Imprese UE obbligate a registrare l’orario di lavoro

In conclusione, afferma la Corte, l’instaurazione di un sistema obiettivo, affidabile e accessibile che consenta la misurazione della durata dell’orario di lavoro giornaliero svolto da ciascun lavoratore rientra nell’ambito dell’obbligo generale, per gli Stati membri e i datori di lavoro, di cui all’art. 4, paragrafo 1, e all’art. 6, paragrafo 1, della direttiva 89/391, di istituire un’organizzazione e i mezzi necessari per tutelare la sicurezza e la salute dei lavoratori.

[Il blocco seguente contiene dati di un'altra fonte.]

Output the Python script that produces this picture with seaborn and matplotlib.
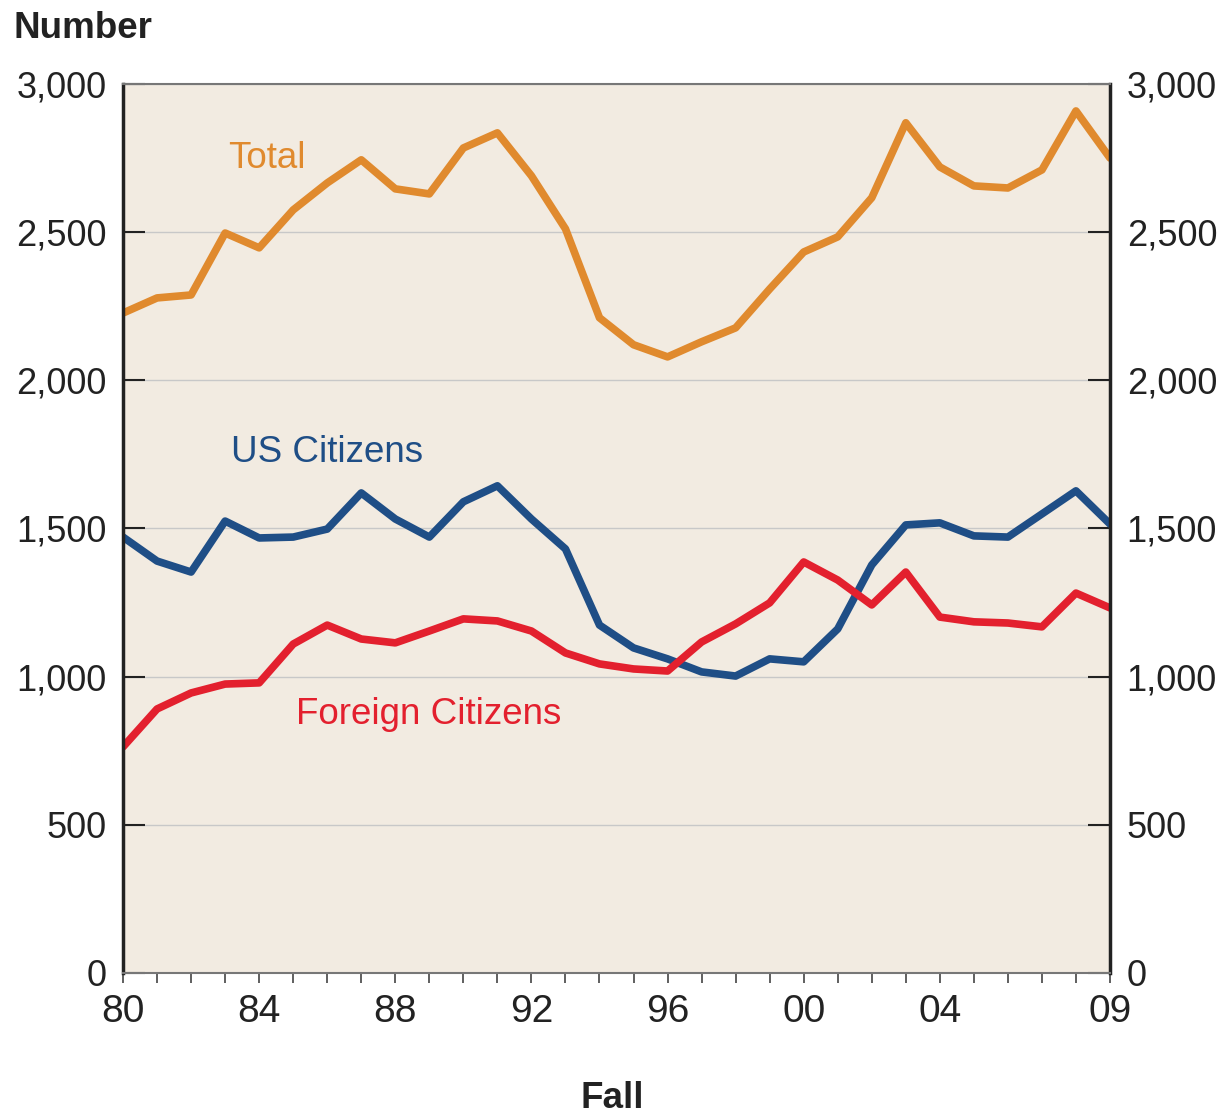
import matplotlib
matplotlib.use("Agg")
import matplotlib.pyplot as plt
from matplotlib.ticker import FuncFormatter, MultipleLocator
import pandas as pd
import seaborn as sns

years = list(range(1980, 2010))
total = [2227, 2278, 2288, 2497, 2447, 2575, 2666, 2744, 2646, 2629,
         2784, 2835, 2690, 2511, 2211, 2120, 2079, 2130, 2177, 2308,
         2433, 2484, 2616, 2869, 2720, 2656, 2649, 2710, 2909, 2750]
us_citizens = [1471, 1390, 1353, 1525, 1468, 1471, 1498, 1620, 1532, 1471,
               1590, 1644, 1532, 1431, 1174, 1097, 1060, 1016, 1002, 1060,
               1050, 1161, 1377, 1512, 1519, 1475, 1471, 1549, 1627, 1515]
foreign_citizens = [763, 891, 945, 975, 979, 1110, 1174, 1127, 1114, 1154,
                    1195, 1188, 1154, 1080, 1043, 1026, 1019, 1117, 1178, 1249,
                    1387, 1326, 1242, 1353, 1201, 1185, 1181, 1168, 1282, 1232]
xtick_years = [1980, 1984, 1988, 1992, 1996, 2000, 2004, 2009]
ytick_values = [0, 500, 1000, 1500, 2000, 2500, 3000]

df = pd.DataFrame({"year": years, "Total": total,
                   "US Citizens": us_citizens,
                   "Foreign Citizens": foreign_citizens})
long_df = df.melt(id_vars="year", var_name="series", value_name="number")

colors = {"Total": "#E08A2E", "US Citizens": "#1F4E86", "Foreign Citizens": "#E3202E"}

sns.set_style("white")
plt.rcParams["font.family"] = ["Liberation Sans", "DejaVu Sans"]

fig = plt.figure(figsize=(12.23, 11.18), dpi=100)
ax = fig.add_axes([0.1006, 0.1297, 0.807, 0.7952])
ax.set_facecolor("#F2EBE1")

sns.lineplot(data=long_df, x="year", y="number", hue="series", palette=colors,
             linewidth=5.5, legend=False, ax=ax)

ax.set_xlim(1980, 2009)
ax.set_ylim(0, 3000)
ax.set_yticks(ytick_values)
ax.yaxis.grid(True, color="#C8C8C8", linewidth=1)
ax.set_axisbelow(True)

fmt = FuncFormatter(lambda v, p: f"{int(v):,}")
ax.yaxis.set_major_formatter(fmt)
ax.set_xticks(xtick_years)
ax.set_xticklabels([f"{y % 100:02d}" for y in xtick_years])
ax.xaxis.set_minor_locator(MultipleLocator(1))
ax.tick_params(axis="x", which="both", direction="out", length=7, width=1.2,
               color="#444444", labelsize=28, pad=8, bottom=True)
ax.tick_params(axis="y", direction="in", length=16, width=1.5, color="#222222",
               labelsize=26, left=True, right=True, labelright=True, pad=12)
ax.tick_params(labelcolor="#222222", which="both")
ax.set_xlabel("")
ax.set_ylabel("")

for side in ["left", "right"]:
    ax.spines[side].set_linewidth(2.5)
    ax.spines[side].set_color("#222222")
for side in ["top", "bottom"]:
    ax.spines[side].set_linewidth(1.5)
    ax.spines[side].set_color("#777777")

ax.text(1983.09, 2750, "Total", color=colors["Total"], fontsize=26.5, va="center")
ax.text(1983.17, 1755, "US Citizens", color=colors["US Citizens"], fontsize=26.5, va="center")
ax.text(1985.08, 871, "Foreign Citizens", color=colors["Foreign Citizens"], fontsize=26.5, va="center")

fig.text(14 / 1223, 1 - 29 / 1118, "Number", fontsize=26.5, fontweight="bold",
         color="#222222", va="center", ha="left")
fig.text(612 / 1223, 1 - 1098 / 1118, "Fall", fontsize=26.5, fontweight="bold",
         color="#222222", va="center", ha="center")

fig.savefig("out.png", dpi=100)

Inoltre, un siffatto sistema è necessario per consentire ai rappresentanti dei lavoratori, aventi una funzione specifica in materia di protezione della sicurezza e della salute dei lavoratori, di esercitare il loro diritto, previsto all’art. 11, paragrafo 3, della suddetta direttiva, di chiedere al datore di lavoro di prendere opportune misure e di presentargli proposte.

Spetta agli Stati membri, nell’ambito dell’esercizio del potere discrezionale di cui dispongono a tal riguardo, definire le modalità concrete di attuazione di un siffatto sistema, in particolare la forma che esso deve assumere, e ciò tenendo conto, se del caso, delle specificità proprie di ogni settore di attività interessato, e altresì delle particolarità di talune imprese, in special modo delle loro dimensioni.

In conclusione, gli artt. 3, 5 e 6 della direttiva 2003/88/CE del Parlamento europeo e del Consiglio, concernente taluni aspetti dell’organizzazione dell’orario di lavoro, letti alla luce dell’art. 31, paragrafo 2, della Carta dei diritti fondamentali dell’Unione europea, e dell’art. 4, paragrafo 1, dell’art. 11, paragrafo 3, e dell’art. 16, paragrafo 3, della direttiva 89/391/CEE, concernente l’attuazione di misure volte a promuovere il miglioramento della sicurezza e della salute dei lavoratori durante il lavoro, devono essere interpretati nel senso che ostano ad una normativa di uno Stato membro che, secondo l’interpretazione che ne è data dalla giurisprudenza nazionale, non impone ai datori di lavoro l’obbligo di istituire un sistema che consenta la misurazione della durata dell’orario di lavoro giornaliero svolto da ciascun lavoratore.